Inauguré en grande pompe en 1976 avec de belles promesses d’avenir à l’horizon, l’aéroport de Mirabel a finalement mis fin, 40 ans plus tard, à sa vocation de transporter des passagers. Que s’est-il donc passé? Qui est responsable de ce gâchis? Aurait-on pu agir autrement? Qu’en est-il aujourd’hui de l’aéroport de Dorval, devenu Montréal-Trudeau?

Voilà autant de questions auxquelles répond Jacques Roy, professeur titulaire au Département de gestion des opérations et de la logistique à HEC Montréal, dans ce livre qui permet aussi de tirer des leçons de cette longue saga ayant maintes fois fait les manchettes au fil des ans.

«La principale erreur dans le cas de Mirabel a été de construire la moitié d’un aéroport, consacré uniquement au trafic international, et ensuite de ne pas en compléter les accès routiers et ferroviaires», constate Jacques Roy.

Roy, J., La saga des aéroports de Mirabel et Dorval, JFD éditions, 2023, 170 pages.

L’auteur explique que cet échec repose sur une suite de mauvaises décisions, de prévisions erronées et de tergiversations. Après des débuts modestes, au début des années 1940, l’aéroport de Montréal avait pris son envol pour devenir, 20 ans plus tard, la seule porte d’entrée des vols en provenance d’Europe, de même qu’une plaque tournante internationale en sol canadien.

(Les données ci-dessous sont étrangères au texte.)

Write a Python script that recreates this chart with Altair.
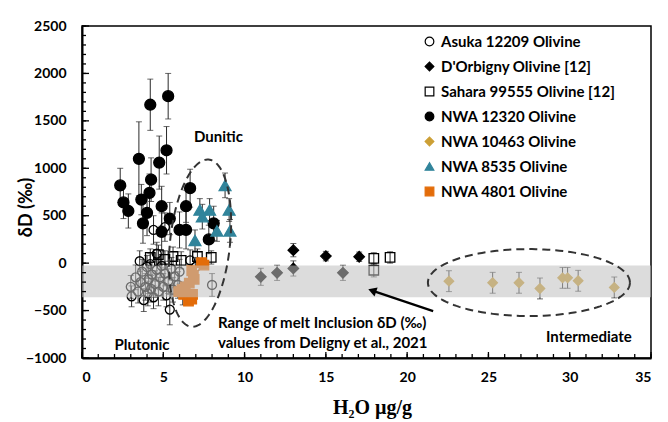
import altair as alt
import pandas as pd
import numpy as np

# ---------------- data ----------------
SERIES = ["Asuka 12209 Olivine", "D'Orbigny Olivine [12]", "Sahara 99555 Olivine [12]",
          "NWA 12320 Olivine", "NWA 10463 Olivine", "NWA 8535 Olivine", "NWA 4801 Olivine"]
SHAPES = ["circle", "diamond", "square", "circle", "diamond", "triangle-up", "square"]
FILLS = ["transparent", "#000000", "transparent", "#000000", "#CC9F35", "#31849B", "#E36C09"]
STROKES = ["#000000", "#000000", "#000000", "#000000", "#CC9F35", "#31849B", "#E36C09"]
SIZES = [80, 110, 90, 120, 90, 140, 90]

asuka_x = [3.0, 3.05, 3.3, 3.45, 3.6, 3.7, 3.8, 3.9, 4.0, 4.05, 4.1, 4.2, 4.25, 4.3, 4.4, 4.4, 4.5,
           4.6, 4.7, 4.8, 4.9, 5.0, 5.1, 5.1, 5.2, 5.3, 5.4, 5.5, 5.6, 5.7, 5.9, 6.0, 6.65, 7.0,
           8.0, 6.2, 4.6, 3.55]
asuka_y = [-250, -350, -150, -300, -200, -90, -390, -250, -40, -320, -170, -10, -270, -120, -360,
           350, -220, -70, -300, -150, -30, -250, 380, -110, -340, -190, -490, -60, -280, -140,
           -230, -90, 30, -40, -230, -320, 100, 20]
asuka_e = [120, 110, 130, 120, 140, 130, 120, 140, 120, 130, 150, 110, 140, 130, 120, 150, 140,
           120, 150, 130, 120, 140, 150, 130, 120, 130, 160, 120, 130, 120, 140, 130, 110, 100,
           120, 120, 120, 110]

dorb_x = [13.0, 15.0, 17.05, 11.0, 12.0, 13.0, 16.05]
dorb_y = [137, 74, 67, -144, -102, -56, -102]
dorb_e = [70, 50, 50, 90, 80, 80, 80]

sahara_x = [4.2, 4.7, 5.1, 5.6, 6.1, 7.1, 7.95, 17.95, 18.95, 17.95]
sahara_y = [60, 90, 40, 70, 30, 70, 60, 50, 60, -75]
sahara_e = [90, 100, 90, 100, 90, 80, 70, 60, 60, 70]

nwa12320_x = [2.35, 2.55, 2.85, 3.5, 3.65, 3.75, 4.0, 4.15, 4.2, 4.25, 4.75, 4.9, 5.2, 5.3,
              4.9, 5.4, 6.0, 6.4, 6.4, 6.65, 7.8, 8.1]
nwa12320_y = [820, 640, 550, 1100, 670, 420, 530, 740, 1670, 880, 1060, 600, 1190, 1760,
              330, 470, 350, 350, 600, 790, 250, 420]
nwa12320_e = [180, 170, 180, 390, 160, 210, 240, 200, 270, 230, 280, 210, 250, 240,
              200, 170, 190, 200, 170, 200, 150, 180]

nwa10463_x = [22.57, 25.26, 26.88, 28.17, 29.56, 29.87, 30.52, 32.74]
nwa10463_y = [-190, -207, -207, -267, -155, -155, -186, -256]
nwa10463_e = [110, 110, 110, 110, 110, 110, 110, 110]

nwa8535_x = [8.8, 7.25, 7.85, 7.4, 9.05, 8.3, 9.1, 6.95]
nwa8535_y = [820, 560, 560, 490, 560, 340, 340, 240]
nwa8535_e = [130, 120, 120, 130, 120, 110, 120, 110]

nwa4801_x = [7.35, 7.5, 6.75, 6.85, 6.9, 6.6, 6.35, 6.15, 5.95, 6.25, 6.8, 6.55, 6.75]
nwa4801_y = [5, -20, -80, -130, -170, -210, -250, -280, -300, -330, -330, -400, -380]
nwa4801_e = [30] * 13

band_lo, band_hi = -360, -25

annot_text = ["Dunitic", "Plutonic", "Range of melt Inclusion δD (‰)",
              "values from Deligny et al., 2021", "Intermediate"]
annot_x = [8.39, 3.69, 8.36, 8.36, 31.18]
annot_y = [1328, -864, -632, -843, -780]
annot_align = ["center", "center", "left", "left", "center"]

arrow_x = [21.6, 17.85]
arrow_y = [-506, -290]

ell_dunitic = dict(cx=7.26, cy=211, major=84, minor=30, tilt=6, vertical=True)
ell_inter = dict(cx=27.49, cy=-205, major=101, minor=33.5, tilt=0, vertical=False)

# ---------------- build tables ----------------
W, H = 569, 332
XPX = W / 35.0
YPX = H / 3500.0

parts = [
    (asuka_x, asuka_y, asuka_e), (dorb_x, dorb_y, dorb_e), (sahara_x, sahara_y, sahara_e),
    (nwa12320_x, nwa12320_y, nwa12320_e), (nwa10463_x, nwa10463_y, nwa10463_e),
    (nwa8535_x, nwa8535_y, nwa8535_e), (nwa4801_x, nwa4801_y, nwa4801_e),
]
rows = []
for s, sz, (xs, ys, es) in zip(SERIES, SIZES, parts):
    for x, y, e in zip(xs, ys, es):
        rows.append({"series": s, "x": x, "y": y, "lo": y - e, "hi": y + e, "sz": sz})
df = pd.DataFrame(rows)
caps = pd.concat([df[["series", "x"]].assign(c=df["lo"]), df[["series", "x"]].assign(c=df["hi"])])


def ellipse(p, n=160):
    t = np.linspace(0, 2 * np.pi, n)
    th = np.radians(p["tilt"])
    a, b = p["major"], p["minor"]
    if p["vertical"]:
        dx = b * np.cos(t) * np.cos(th) + a * np.sin(t) * np.sin(th)
        dy = -b * np.cos(t) * np.sin(th) + a * np.sin(t) * np.cos(th)
    else:
        dx = a * np.cos(t)
        dy = b * np.sin(t)
    return pd.DataFrame({"x": p["cx"] + dx / XPX, "y": p["cy"] + dy / YPX, "o": np.arange(n)})


ells = pd.concat([ellipse(ell_dunitic).assign(g="d"), ellipse(ell_inter).assign(g="i")])

annot = pd.DataFrame({"t": annot_text, "x": annot_x, "y": annot_y, "al": annot_align})
arrow = pd.DataFrame({"x": arrow_x, "y": arrow_y, "o": [0, 1]})
band = pd.DataFrame({"x": [0], "x2": [35], "y": [band_lo], "y2": [band_hi]})
yminor = pd.DataFrame({"v": list(range(-1000, 2501, 100))})
ymajor = pd.DataFrame({"v": list(range(-1000, 2501, 500))})
xminor = pd.DataFrame({"v": list(range(0, 36, 1))})
xmajor = pd.DataFrame({"v": list(range(0, 36, 5))})

XS = alt.Scale(domain=[0, 35], nice=False, zero=False)
YS = alt.Scale(domain=[-1000, 2500], nice=False, zero=False)
FONT = "Lato"

xaxis = alt.Axis(values=list(range(0, 36, 5)), format="d", ticks=False, grid=False, domain=True,
                 domainColor="black", domainWidth=2, labelFont=FONT, labelFontWeight="bold",
                 labelFontSize=14, labelColor="black", labelPadding=12,
                 title="H₂O µg/g", titleFont="Liberation Serif", titleFontSize=20,
                 titleFontWeight="bold", titleColor="black", titleX=290, titleY=49,
                 titleBaseline="middle", titleAlign="center")
yaxis = alt.Axis(values=list(range(-1000, 2501, 500)), format="d", ticks=False, grid=False,
                 domain=True, domainColor="black", domainWidth=2, labelFont=FONT,
                 labelFontWeight="bold", labelFontSize=14, labelColor="black", labelPadding=16,
                 title="δD (‰)", titleFont=FONT, titleFontSize=18, titleFontWeight="bold",
                 titleColor="black", titleX=-56, titleY=181, titleAngle=270,
                 titleBaseline="middle", titleAlign="center")


def X(f):
    return alt.X(f, type="quantitative", scale=XS, axis=xaxis)


def Y(f):
    return alt.Y(f, type="quantitative", scale=YS, axis=yaxis)


leg = alt.Legend(title=None)
points = alt.Chart(df).mark_point(opacity=1, strokeWidth=1.3).encode(
    x=X("x"), y=Y("y"),
    shape=alt.Shape("series:N", scale=alt.Scale(domain=SERIES, range=SHAPES), legend=leg),
    fill=alt.Fill("series:N", scale=alt.Scale(domain=SERIES, range=FILLS), legend=leg),
    stroke=alt.Stroke("series:N", scale=alt.Scale(domain=SERIES, range=STROKES), legend=leg),
    size=alt.Size("sz:Q", scale=None),
)

errbars = alt.Chart(df).mark_rule(color="#2a2a2a", strokeWidth=1).encode(
    x=X("x"), y=Y("lo"), y2="hi")
capm = alt.Chart(caps).mark_tick(orient="horizontal", size=6, thickness=1, color="#2a2a2a").encode(
    x=X("x"), y=Y("c"))

bandm = alt.Chart(band).mark_rect(color="#C0C0C0", opacity=0.56).encode(
    x=X("x"), x2="x2", y=Y("y"), y2="y2")

ellm = alt.Chart(ells).mark_line(color="#333333", strokeWidth=2, strokeDash=[8, 5]).encode(
    x=X("x"), y=Y("y"), detail="g:N", order="o:Q")

arrowline = alt.Chart(arrow).mark_line(color="black", strokeWidth=2.2).encode(
    x=X("x"), y=Y("y"), order="o:Q")
arrowhead = alt.Chart(arrow.iloc[[1]]).mark_point(shape="triangle-up", angle=289, size=90,
                                                  filled=True, color="black", opacity=1).encode(
    x=X("x"), y=Y("y"))

texts = []
for al in ["left", "center"]:
    texts.append(alt.Chart(annot[annot["al"] == al]).mark_text(
        align=al, baseline="middle", font=FONT, fontSize=15, fontWeight="bold", color="black"
    ).encode(x=X("x"), y=Y("y"), text="t:N"))

ytm = alt.Chart(yminor).mark_rule(color="black", strokeWidth=1.3).encode(
    y=Y("v"), x=alt.value(0), x2=alt.value(4))
ytM = alt.Chart(ymajor).mark_rule(color="black", strokeWidth=1.3).encode(
    y=Y("v"), x=alt.value(0), x2=alt.value(7))
xtm = alt.Chart(xminor).mark_rule(color="black", strokeWidth=1.3).encode(
    x=X("v"), y=alt.value(H), y2=alt.value(H - 4))
xtM = alt.Chart(xmajor).mark_rule(color="black", strokeWidth=1.3).encode(
    x=X("v"), y=alt.value(H), y2=alt.value(H - 6))

chart = alt.layer(
    errbars, capm, points, bandm, ellm, arrowline, arrowhead, *texts, ytm, ytM, xtm, xtM
).properties(
    width=W, height=H, autosize=alt.AutoSizeParams(type="none"),
    padding={"left": 74, "top": 18, "right": 9, "bottom": 62},
).configure_view(
    stroke="black", strokeWidth=1.5
).configure_legend(
    orient="none", legendX=340, legendY=8, labelFont=FONT, labelFontSize=15,
    labelFontWeight="bold", labelColor="black", symbolStrokeWidth=1.2, symbolSize=75,
    rowPadding=9, labelOffset=4, padding=0, labelLimit=400
)

chart.save("out.html", embed_options={"renderer": "svg", "actions": False})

Or l’augmentation anticipée du trafic à l’aéroport de Montréal, qui avait servi de justification à la construction d’un deuxième aéroport, ne s’est jamais concrétisée. En effet, il a fallu attendre 2016 pour que l’aéroport de Montréal atteigne finalement le seuil annuel des 16 millions de passagers qu’il prévoyait accueillir en 1985, soit 30 ans plus tôt. Ces prévisions, trop optimistes et irréalistes, ont ainsi entraîné l’abandon de l’aéroport de Mirabel.

Autre zone de turbulence à souligner : le choix controversé du site, alors que Vaudreuil était en première position devant Mirabel et deux autres emplacements à l’étude (Saint-Jean-sur-Richelieu et Saint-Hyacinthe–Drummondville).

Le poids économique et démographique grandissant de Toronto, jumelé aux changements technologiques qui permettaient aux nouveaux avions d’étendre leur rayon d’action et de survoler Montréal, devait sonner le glas d’un aéroport «mort-né». D’autant que le gouvernement fédéral a contribué au déclin de Mirabel en octroyant largement aux transporteurs européens des droits d’atterrissage directs à Toronto, et ce, dès 1972.

Les événements qui ont suivi le rapatriement des vols réguliers internationaux à Dorval, en 1997, ont également mis en évidence les déficiences dans la gouvernance et la transparence de l’organisme Aéroports de Montréal (ADM), arrivé en scène en 1992 pour assurer l’exploitation des aéroports de Dorval et Mirabel. Le cumul de postes à la présidence et à la direction générale témoigne d’un problème de gestion déficiente.

Une autre saga : la navette ferroviaire

Le livre se penche enfin sur la capacité des installations, laquelle mine l’aéroport Montréal-Trudeau depuis plusieurs années déjà, et ce, malgré les centaines de millions de dollars investis. Ajoutons à cela une autre saga : celle de la navette ferroviaire, qui a fait l’objet de dizaines de projets et d’études ces 20 dernières années sans jamais voir le jour. Comme le souligne Jacques Roy – qui fait notamment allusion aux projets de troisième lien et de train à grande vitesse (TGV) –, l’histoire nous enseigne qu’il vaut mieux faire preuve d’une certaine prudence quand des projets d’envergure coûteux en matière de transport sont sur la table. Il s’agit en fait de répondre à une seule question, toute simple : en a-t-on vraiment besoin?